Though, Cisco could achieve its No.1 IT company goal, it could take time and execution remains key. Other players face downward secular trends, are executing poorly and have portfolio gaps.
'Cisco's integrated architecture is a superior approach to the data center," Kidron wrote.
Though macro concerns have yet to evaporate, Cisco is executing on its strategy, leveraging a full architecture approach to become the No. 1 IT player. There is still room for share gains while amid potential firm margins and improved revenue visibility.
"We see Cisco as among the best positioned for the next-generation virtualized data center given its history of strong execution and M&A, product breadth, geographic diversity and scale advantages," Kidron noted.
Cisco is on the cusp of several growth opportunities, including virtualization, collaboration, video and UCS, but macro uncertainty, intensifying competition and potential market share losses represent negative headwinds.
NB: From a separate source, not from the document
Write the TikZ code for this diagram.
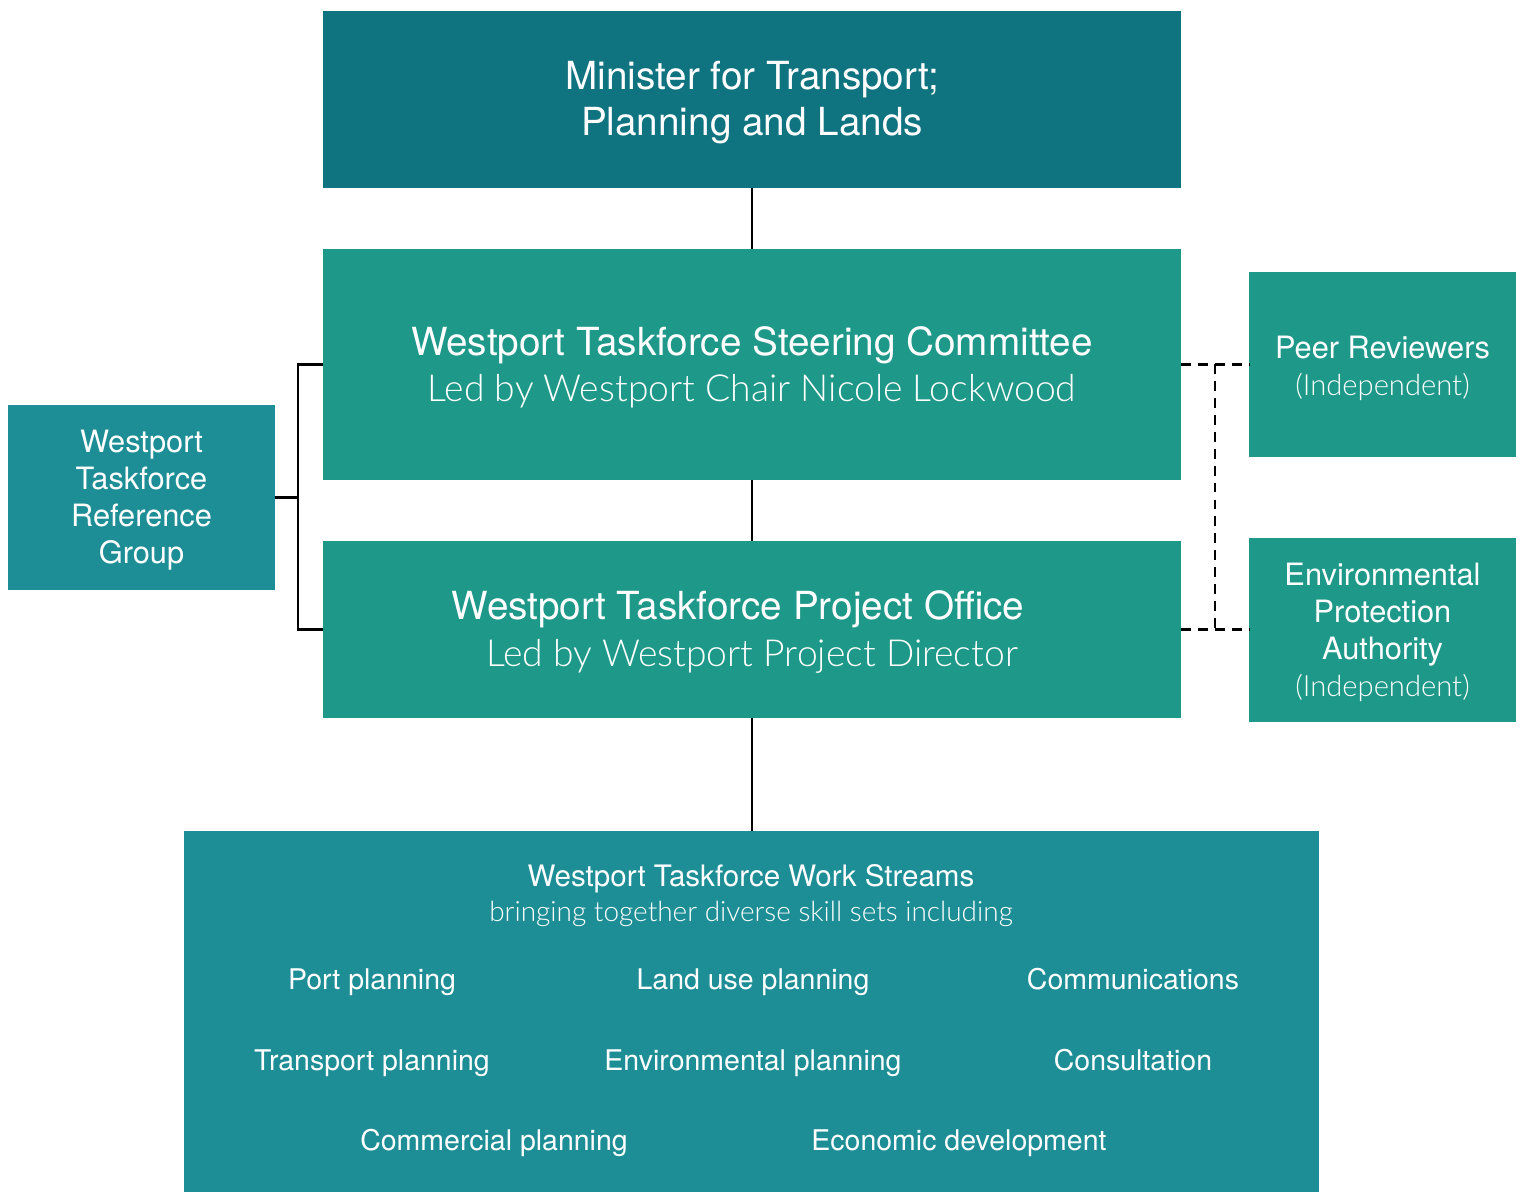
\documentclass[tikz,border=0pt]{standalone}
\usepackage{fontspec}
\setmainfont{TeX Gyre Heros}
\IfFontExistsTF{Lato Light}{\newfontfamily\lightfont{Lato Light}}{\newfontfamily\lightfont{Liberation Sans}}
\definecolor{ministerteal}{RGB}{16,115,128}
\definecolor{greenteal}{RGB}{30,152,136}
\definecolor{blueteal}{RGB}{30,142,150}
\newcommand{\bigfont}{\fontsize{11}{13.1}\selectfont}
\newcommand{\biglight}{\lightfont\fontsize{10.6}{13.1}\selectfont}
\newcommand{\smallfont}{\fontsize{8.75}{10.5}\selectfont}
\newcommand{\smalllight}{\lightfont\fontsize{8.3}{10.5}\selectfont}
\tikzset{
  box/.style={fill=#1, draw=none, inner sep=0pt, outer sep=0pt},
  label/.style={text=white, align=center, inner sep=0pt},
  itemtext/.style={text=white, inner sep=0pt, text height=5.9pt, text depth=0pt, font=\fontsize{8.1}{10}\selectfont},
  link/.style={draw=black, line width=0.65pt},
  dashlink/.style={draw=black, line width=0.65pt, dash pattern=on 2.8pt off 2pt},
}
\begin{document}
\begin{tikzpicture}[x=0.01cm, y=-0.01cm]
\useasboundingbox (0,0) rectangle (1521,1192);

% main hierarchy
\node[box=ministerteal, minimum width=8.58cm, minimum height=1.77cm] (minister) at (752,99.5) {};
\node[label, font=\bigfont] (ministertext) at (752,102.5) {Minister for Transport;\\Planning and Lands};
\node[box=greenteal, minimum width=8.58cm, minimum height=2.31cm] (steering) at (752,364.5) {};
\node[label, font=\bigfont] (steeringtext) at (752,367)
  {Westport Taskforce Steering Committee\\{\biglight Led by Westport Chair Nicole Lockwood}};
\node[box=greenteal, minimum width=8.58cm, minimum height=1.77cm] (office) at (752,629.5) {};
\node[label, font=\bigfont] (officetext) at (752,632)
  {Westport Taskforce Project Office\hspace*{8pt}\\{\biglight Led by Westport Project Director}};

% side groups
\node[box=blueteal, minimum width=2.67cm, minimum height=1.85cm] (refgroup) at (141.5,497.5) {};
\node[label, font=\smallfont] (reftext) at (141.5,500.5) {Westport\\Taskforce\\Reference\\Group};
\node[box=greenteal, minimum width=2.67cm, minimum height=1.85cm] (peer) at (1382.5,364.5) {};
\node[label, font=\smallfont] (peertext) at (1382.5,368) {Peer Reviewers\\{\smalllight (Independent)}};
\node[box=greenteal, minimum width=2.67cm, minimum height=1.84cm] (epa) at (1382.5,630) {};
\node[label, font=\smallfont] (epatext) at (1382.5,632.5)
  {Environmental\\Protection\\Authority\\{\smalllight (Independent)}};

% work streams panel
\node[box=blueteal, minimum width=11.35cm, minimum height=3.61cm] (streams) at (751.5,1011.5) {};
\node[itemtext, font=\fontsize{8.4}{10}\selectfont] (wstitle) at (751,876) {Westport Taskforce Work Streams};
\node[itemtext, font=\fontsize{7.95}{10}\lightfont] (wssub) at (751,911) {bringing together diverse skill sets including};
\node[itemtext] (s1) at (372,979) {Port planning};
\node[itemtext] (s2) at (753,979) {Land use planning};
\node[itemtext] (s3) at (1133,979) {Communications};
\node[itemtext] (s4) at (372,1060) {Transport planning};
\node[itemtext] (s5) at (753,1060) {Environmental planning};
\node[itemtext] (s6) at (1133,1060) {Consultation};
\node[itemtext] (s7) at (494,1140) {Commercial planning};
\node[itemtext] (s8) at (959,1140) {Economic development};

% solid reporting lines
\draw[link] (minister.south) -- (steering.north);
\draw[link] (steering.south) -- (office.north);
\draw[link] (office.south) -- (office.south |- streams.north);

% reference group bracket
\coordinate (bracketmid) at (298,497.5);
\draw[link] (refgroup.east) -- (bracketmid);
\draw[link] (steering.west) -| (bracketmid) |- (office.west);

% independent advisers (dashed)
\coordinate (dashtop) at (1215,364.5);
\coordinate (dashbot) at (1215,629.5);
\draw[dashlink] (steering.east) -- (peer.west);
\draw[dashlink] (office.east) -- (office.east -| epa.west);
\draw[dashlink] (dashtop) -- (dashbot);
\end{tikzpicture}
\end{document}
However, these concerns are already reflected in consensus estimates and the share price reflecting a bearish investor sentiment surrounding Cisco.
Year-to-date, Cisco shares have under-performed S&P 500 by posting a gain of 6 percent versus 12 percent. Cisco shares are trading at 9.9x its consensus EPS estimate of $1.96, compared to Cisco's networking peer group of about 16x, its data center/storage peers of about 18x and the company's five-year forward P/E average of about 15x.
"With valuation near trough levels and share repurchases helping to support shares over the near term, we see an opportunity to own Cisco," Kidron added.